Who’s Actually Winning This Fight
Diplomatically, the boycott is a significant symbolic blow but it’s deliberately limited in scope. Israeli officials have confirmed that direct talks with Kallas are frozen, but they will continue working with the European Commission and the European External Action Service at the institutional level. It’s a personal freeze, not a full severance.
Politically, the calculus is more complicated for both sides.
For Netanyahu and Sa’ar, the public confrontation with Brussels sends a clear signal to their right-wing voter base ahead of Israel’s election: this government won’t be lectured by Europe. The severity of cutting off an EU foreign policy chief over unverified leaked remarks makes more sense when you read it as domestic positioning.

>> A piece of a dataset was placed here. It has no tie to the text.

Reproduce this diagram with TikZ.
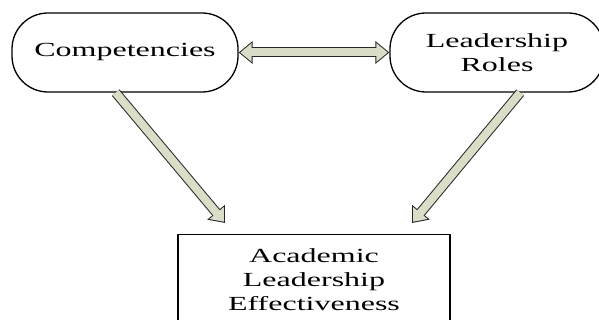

For Kallas, the standoff has had an unexpected upside. Progressive and left-leaning EU lawmakers have rallied behind her, boosting her political standing within the European Parliament precisely because she’s been seen standing up to both Jerusalem’s pressure and internal resistance from within the Commission.
The relationship between Israel and the EU was already strained. What this week made clear is that it’s now broken at the personal level — and the structural disagreements underneath it aren’t going anywhere.